* **Given material**:
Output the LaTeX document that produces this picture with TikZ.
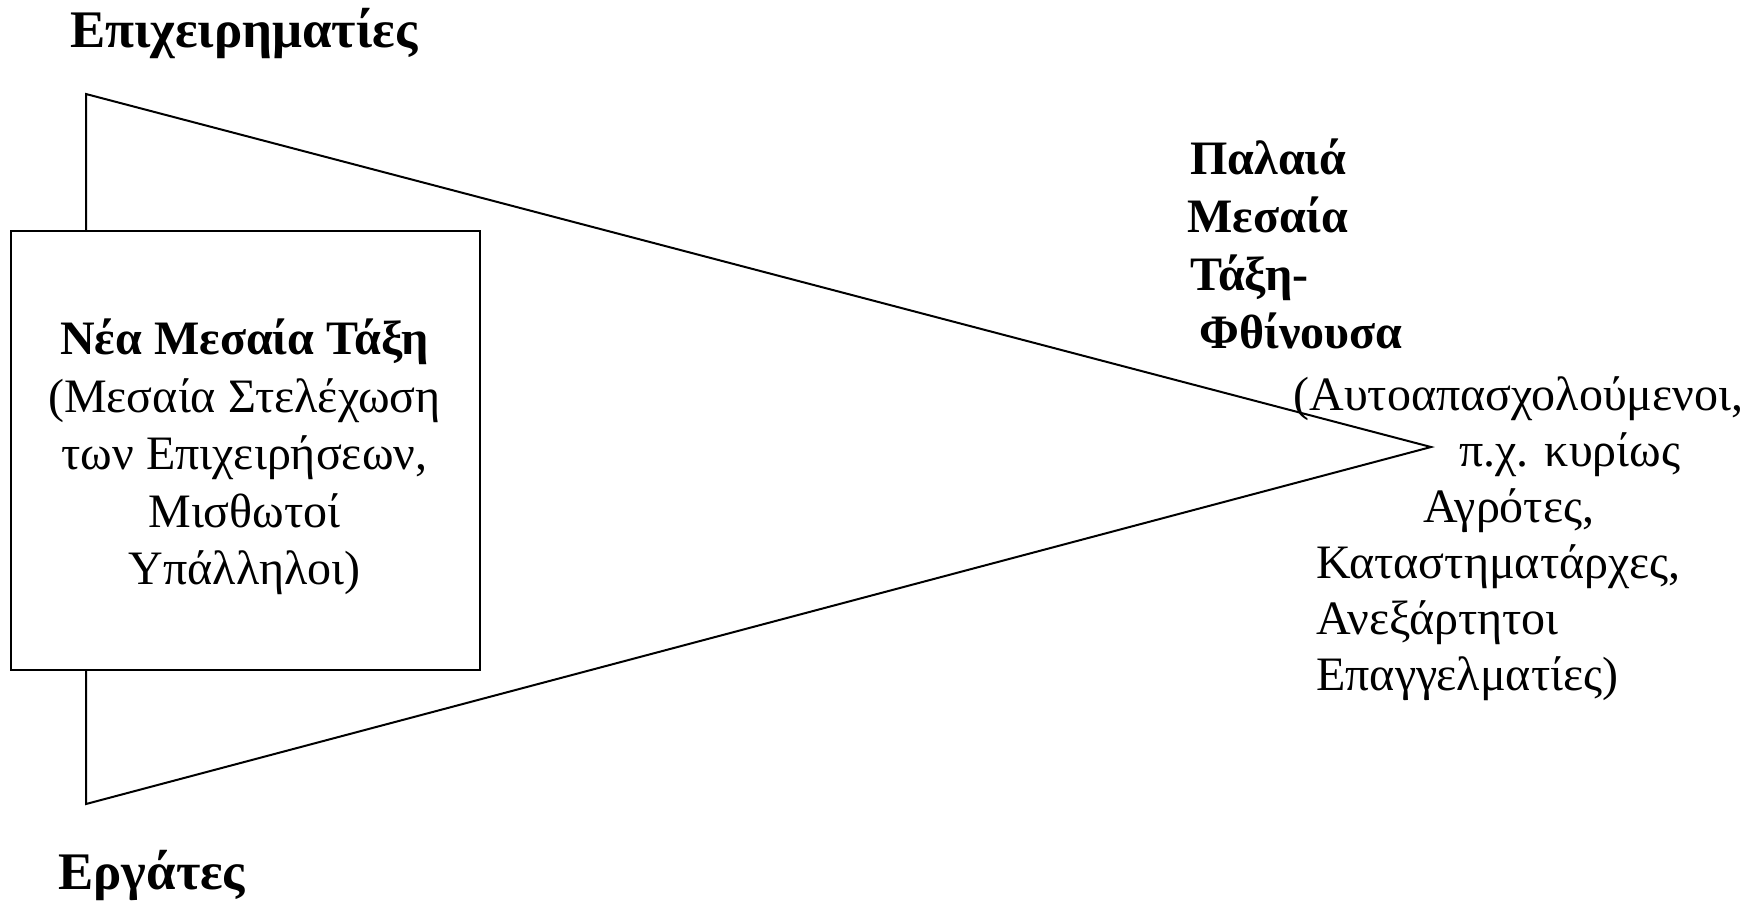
\documentclass[tikz,border=0pt]{standalone}
\usepackage{fontspec}
\setmainfont{Liberation Serif}
\begin{document}
\begin{tikzpicture}[x=0.5pt,y=-0.5pt,
  txt/.style={inner sep=0pt,anchor=base west,font=\fontsize{24pt}{28.5pt}\selectfont},
  btxt/.style={txt,font=\fontsize{24pt}{28.5pt}\selectfont\bfseries},
  ttxt/.style={txt,font=\fontsize{26.4pt}{28.5pt}\selectfont\bfseries},
  ctxt/.style={txt,anchor=base},
  edge/.style={line width=1pt,line join=miter}]
\useasboundingbox (0,0) rectangle (1760,902);
% triangle
\coordinate (tl) at (86,94);
\coordinate (tip) at (1431,447);
\coordinate (bl) at (86,804);
\draw[edge] (tl) -- (tip) -- (bl) -- cycle;
% box
\node[draw,line width=1pt,fill=white,inner sep=0pt,anchor=north west,
  minimum width=234.5pt,minimum height=219.5pt] (box) at (10,230) {};
\node[ctxt,font=\fontsize{24pt}{28.5pt}\selectfont\bfseries] (b1) at (244.5,354) {Νέα Μεσαία Τάξη};
\node[ctxt] (b2) at (244.5,412) {(Μεσαία Στελέχωση};
\node[ctxt] (b3) at (244.5,469) {των Επιχειρήσεων,};
\node[ctxt] (b4) at (244.5,527) {Μισθωτοί};
\node[ctxt] (b5) at (244.5,584) {Υπάλληλοι)};
% titles
\node[ttxt] (top) at (70,47) {Επιχειρηματίες};
\node[ttxt] (bot) at (58,889) {Εργάτες};
% right bold
\node[btxt] (r1) at (1190,174) {Παλαιά};
\node[btxt] (r2) at (1187,232) {Μεσαία};
\node[btxt] (r3) at (1190,290) {Τάξη-};
\node[btxt] (r4) at (1199,348) {Φθίνουσα};
% right plain
\node[txt] (p1) at (1293,410) {(Αυτοαπασχολούμενοι,};
\node[txt] (p2) at (1459,466) {π.χ. κυρίως};
\node[txt] (p3) at (1423,522) {Αγρότες,};
\node[txt] (p4) at (1316,578) {Καταστηματάρχες,};
\node[txt] (p5) at (1316,634) {Ανεξάρτητοι};
\node[txt] (p6) at (1316,690) {Επαγγελματίες)};
\end{tikzpicture}
\end{document}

* **Work to do**: Except for the pictures, give all the material above again verbatim.

* **Final result**:
Output the LaTeX document that produces this picture with TikZ.
\documentclass[tikz,border=0pt]{standalone}
\usepackage{fontspec}
\setmainfont{Liberation Serif}
\begin{document}
\begin{tikzpicture}[x=0.5pt,y=-0.5pt,
  txt/.style={inner sep=0pt,anchor=base west,font=\fontsize{24pt}{28.5pt}\selectfont},
  btxt/.style={txt,font=\fontsize{24pt}{28.5pt}\selectfont\bfseries},
  ttxt/.style={txt,font=\fontsize{26.4pt}{28.5pt}\selectfont\bfseries},
  ctxt/.style={txt,anchor=base},
  edge/.style={line width=1pt,line join=miter}]
\useasboundingbox (0,0) rectangle (1760,902);
% triangle
\coordinate (tl) at (86,94);
\coordinate (tip) at (1431,447);
\coordinate (bl) at (86,804);
\draw[edge] (tl) -- (tip) -- (bl) -- cycle;
% box
\node[draw,line width=1pt,fill=white,inner sep=0pt,anchor=north west,
  minimum width=234.5pt,minimum height=219.5pt] (box) at (10,230) {};
\node[ctxt,font=\fontsize{24pt}{28.5pt}\selectfont\bfseries] (b1) at (244.5,354) {Νέα Μεσαία Τάξη};
\node[ctxt] (b2) at (244.5,412) {(Μεσαία Στελέχωση};
\node[ctxt] (b3) at (244.5,469) {των Επιχειρήσεων,};
\node[ctxt] (b4) at (244.5,527) {Μισθωτοί};
\node[ctxt] (b5) at (244.5,584) {Υπάλληλοι)};
% titles
\node[ttxt] (top) at (70,47) {Επιχειρηματίες};
\node[ttxt] (bot) at (58,889) {Εργάτες};
% right bold
\node[btxt] (r1) at (1190,174) {Παλαιά};
\node[btxt] (r2) at (1187,232) {Μεσαία};
\node[btxt] (r3) at (1190,290) {Τάξη-};
\node[btxt] (r4) at (1199,348) {Φθίνουσα};
% right plain
\node[txt] (p1) at (1293,410) {(Αυτοαπασχολούμενοι,};
\node[txt] (p2) at (1459,466) {π.χ. κυρίως};
\node[txt] (p3) at (1423,522) {Αγρότες,};
\node[txt] (p4) at (1316,578) {Καταστηματάρχες,};
\node[txt] (p5) at (1316,634) {Ανεξάρτητοι};
\node[txt] (p6) at (1316,690) {Επαγγελματίες)};
\end{tikzpicture}
\end{document}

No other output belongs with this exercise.